How to ruin a design: the 9/11 Memorial
Update: After a great comment, I changed my opinion about this.
I rarely use the word requirement – it’s a weenie word. But I know if you royally screw up requirements, regardless of what you call them, no designer’s power can save you. Case in point: this story about the design of the 9/11 Memorial in NYC.
The specific problem in question was how to organize the names of all those who died:
In 2006, Mayor Bloomberg… suggested that people be loosely grouped according to their location that day. And so Arad [the architect] created nine categories. Around the south pool, he’d list everyone who died in the South Tower and at the Pentagon, along with the first responders and the passengers on Flights 175, 77, and 93. Around the north pool would be those who died in the North Tower and on the plane that crashed into it, along with the six who died in the first World Trade Center attack, in 1993.
As is often the case, it’s an executive who issues the problematic requirement, unchallenged by more practical minds, that sends the project into a tailspin.
Chronological is what worked well for the Vietnam memorial (and many others). But they passed on that. So alphabetical perhaps? Noooooo. Too easy. Perhaps by specific incident (Tower 1, Tower 2, Pentagon, etc.)? That’s where they started, but that was too simple – here’s what they did instead:
But how to group these? Arad and Daniels settled on the idea of a distribution that would seem random, reflecting the chaotic and arbitrary nature of the event itself, but that would have some kind of underlying logic, reflecting the bonds that preceded or came of it. “One of the biggest messages of the memorial and the museum is that the people who got up and did whatever they did that morning, and then died doing it, were no different from the rest of us,” Daniels said. “They were us, we are them.” In 2009, the foundation sent out letters to the victims’ families, soliciting “meaningful adjacencies”—that is, the names of others with whom each victim should be listed.

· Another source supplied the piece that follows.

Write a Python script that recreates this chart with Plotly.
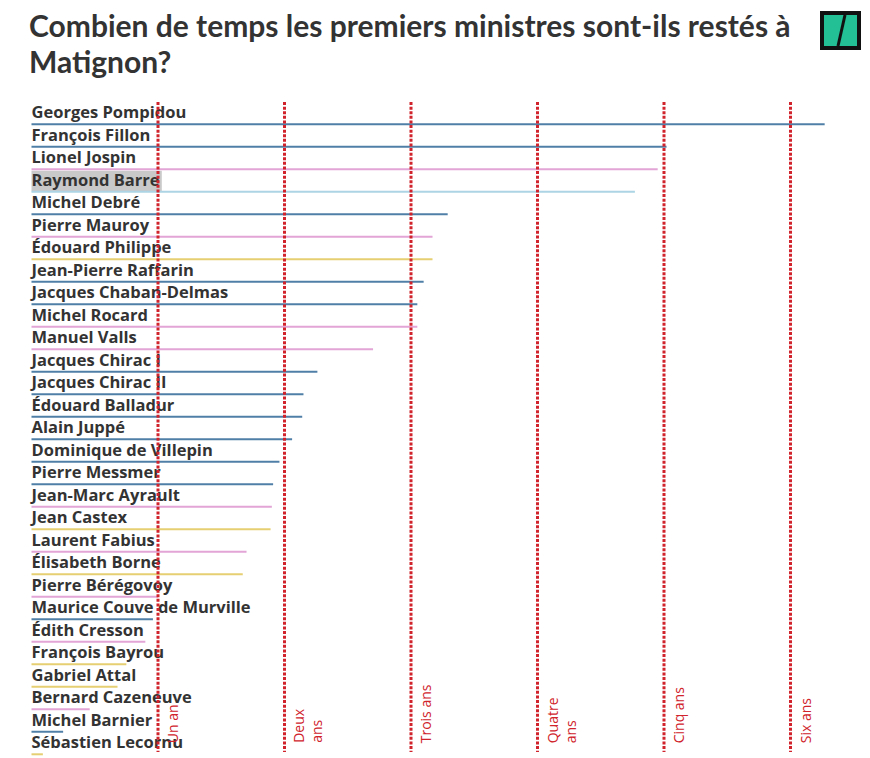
import plotly.graph_objects as go

# ---- data ----
names = ["Georges Pompidou", "François Fillon", "Lionel Jospin", "Raymond Barre",
         "Michel Debré", "Pierre Mauroy", "Édouard Philippe", "Jean-Pierre Raffarin",
         "Jacques Chaban-Delmas", "Michel Rocard", "Manuel Valls", "Jacques Chirac I",
         "Jacques Chirac II", "Édouard Balladur", "Alain Juppé", "Dominique de Villepin",
         "Pierre Messmer", "Jean-Marc Ayrault", "Jean Castex", "Laurent Fabius",
         "Élisabeth Borne", "Pierre Bérégovoy", "Maurice Couve de Murville",
         "Édith Cresson", "François Bayrou", "Gabriel Attal", "Bernard Cazeneuve",
         "Michel Barnier", "Sébastien Lecornu"]
years = [6.27, 5.02, 4.95, 4.77, 3.29, 3.17, 3.17, 3.10, 3.05, 3.05, 2.70, 2.26,
         2.15, 2.14, 2.06, 1.96, 1.91, 1.90, 1.89, 1.70, 1.67, 1.00, 0.96, 0.90,
         0.75, 0.68, 0.46, 0.25, 0.09]
family = ["droite", "droite", "gauche", "centre-droit", "droite", "gauche", "centre",
          "droite", "droite", "gauche", "gauche", "droite", "droite", "droite", "droite",
          "droite", "droite", "gauche", "centre", "gauche", "centre", "gauche", "droite",
          "gauche", "centre", "centre", "gauche", "droite", "centre"]
highlight = "Raymond Barre"
ref_years = [1, 2, 3, 4, 5, 6]
ref_labels = ["Un an", "Deux<br>ans", "Trois ans", "Quatre<br>ans", "Cinq ans", "Six ans"]

colors = {"droite": "#4f7fa6", "gauche": "#e2a5d6", "centre": "#e6cf72",
          "centre-droit": "#acd4e4"}

title_lines = ["Combien de temps les premiers ministres sont-ils restés à", "Matignon?"]

W, H = 870, 758
OFF = 8  # page body margin
x0_px, px_per_year = 31.5 - OFF, 126.5
y0_px, px_per_row = 124.3 - OFF, 22.5

fig = go.Figure()
rows = list(range(len(names)))

# bars (thin horizontal lines)
for i, (n, v, f) in enumerate(zip(names, years, family)):
    fig.add_trace(go.Scatter(x=[0, v], y=[i, i], mode="lines",
                             line=dict(color=colors[f], width=2),
                             hoverinfo="skip", showlegend=False))

# highlight box behind Raymond Barre
hi = names.index(highlight)
fig.add_shape(type="rect", xref="x", yref="y", x0=0.0, x1=1.03,
              y0=hi - 0.94, y1=hi - 0.02, fillcolor="#c9c9c9",
              line=dict(width=0), layer="below")

# name labels
fig.add_trace(go.Scatter(x=[0] * len(names), y=[r - 0.45 for r in rows], mode="text",
                         text=names, textposition="middle right",
                         textfont=dict(family="Open Sans", size=16.5, color="#333333", weight=700),
                         hoverinfo="skip", showlegend=False))

# reference dotted lines
y_top, y_bot = -0.99, 27.9
for yv in ref_years:
    fig.add_trace(go.Scatter(x=[yv, yv], y=[y_top, y_bot], mode="lines",
                             line=dict(color="#d0232b", width=3, dash="3px,1.6px"),
                             hoverinfo="skip", showlegend=False))

for yv, lab in zip(ref_years, ref_labels):
    fig.add_annotation(x=yv, y=27.6, xref="x", yref="y", text=lab, showarrow=False,
                       textangle=-90, xanchor="left", yanchor="bottom", align="left",
                       xshift=3, font=dict(family="Open Sans", size=14, color="#d0232b"))

# title (two lines placed separately)
def px(x, y):
    return (x - OFF) / W, 1 - (y - OFF) / H

for line, yc in zip(title_lines, [25, 61]):
    tx, ty = px(28, yc)
    fig.add_annotation(xref="paper", yref="paper", x=tx, y=ty, text=line,
                       showarrow=False, xanchor="left", yanchor="middle", align="left",
                       borderpad=0,
                       font=dict(family="Lato", size=30, color="#333333", weight=700))

# logo
lx0, ly0 = px(820, 11)
lx1, ly1 = px(861, 50)
fig.add_shape(type="rect", xref="paper", yref="paper", x0=lx0, y0=ly1, x1=lx1, y1=ly0,
              fillcolor="#111111", line=dict(width=0), layer="above")
gx0, gy0 = px(824, 15)
gx1, gy1 = px(857, 46)
fig.add_shape(type="rect", xref="paper", yref="paper", x0=gx0, y0=gy1, x1=gx1, y1=gy0,
              fillcolor="#23bf95", line=dict(width=0), layer="above")
sx0, sy0 = px(845, 15)
sx1, sy1 = px(838, 46)
fig.add_shape(type="line", xref="paper", yref="paper", x0=sx0, y0=sy0, x1=sx1, y1=sy1,
              line=dict(color="#111111", width=3), layer="above")

fig.update_layout(
    width=W, height=H, margin=dict(l=0, r=0, t=0, b=0),
    paper_bgcolor="white", plot_bgcolor="white",
    xaxis=dict(range=[-x0_px / px_per_year, (W - x0_px) / px_per_year],
               visible=False, fixedrange=True),
    yaxis=dict(range=[(H - y0_px) / px_per_row, -y0_px / px_per_row],
               visible=False, fixedrange=True),
    showlegend=False,
)

fig.write_html("out.html")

Random, as a goal? Really? And getting everyone involved in creating requirements? Can you see where this is going?
By the end of that year, the foundation had received twelve hundred requests for adjacencies (and these didn’t include the self-contained adjacencies, such as, say, Ladder Company 7 or Cantor Fitzgerald, which, with six hundred and fifty-eight names, represented the biggest, and most challenging, adjacency block of them all) The reasons for these requests were varied. Sometimes the victims were cohorts, or best friends. In other cases, the families knew, from last phone calls, whom their loved ones had been with in the end—in an elevator, on a ledge—and wanted those people listed together. A same-sex couple and their three-year-old son all perished on Flight 175; their names, certainly, belonged together.
These are moving stories of course. And stories that should be shared. But why did these stories need to define the design of something as simple as a name list? On a project that’s been delayed for nearly a decade? Every other war memorial in the history, including the great ones, didn’t need to go this far.
At this point it was probably too late to simplify, as all the victims had already made their requests. How could they be turned away? But as any good designer knows, if it’s this hard to figure out or explain, odds are no one who visits the place will make sense of it either. But they pressed on:
At a certain point, the foundation recognized that this job could use the assistance of a computer. Even so, the first few computer scientists and statisticians the foundation got in touch with said that it couldn’t be done. “It really did seem insurmountable,” Daniels recalled. But then his chief of staff called Jake Barton, the principal at the media-design firm Local Projects, who took on the assignment, and, with a data artist named Jer Thorp, designed an algorithm that could sort the names in keeping with all the overlapping requests. Before long, they had a distribution designed to please everyone, including Arad.
I’m certain many families would be better honored by finishing the memorial sooner, and making it a welcoming and calming place for all visitors, rather than the micro details of how exactly names are grouped, or not.
I haven’t seen the latest plans for the complete memorial, and I admit the entire experience is unlikely to be ruined by this small set of issues. But I’m also confident the time spent overthinking the list of names earned much more effort than it was worth.
Requirements is a maligned word among designers, but for anyone who sees my point – pick up a copy of the wonderfully potent Exploring Requirements by Weinberg. It will forever improve how you think about problems, designs and working with clients through them both. Had Bloomberg or Arad read it, it would have saved all the victims and NYC much wasted time.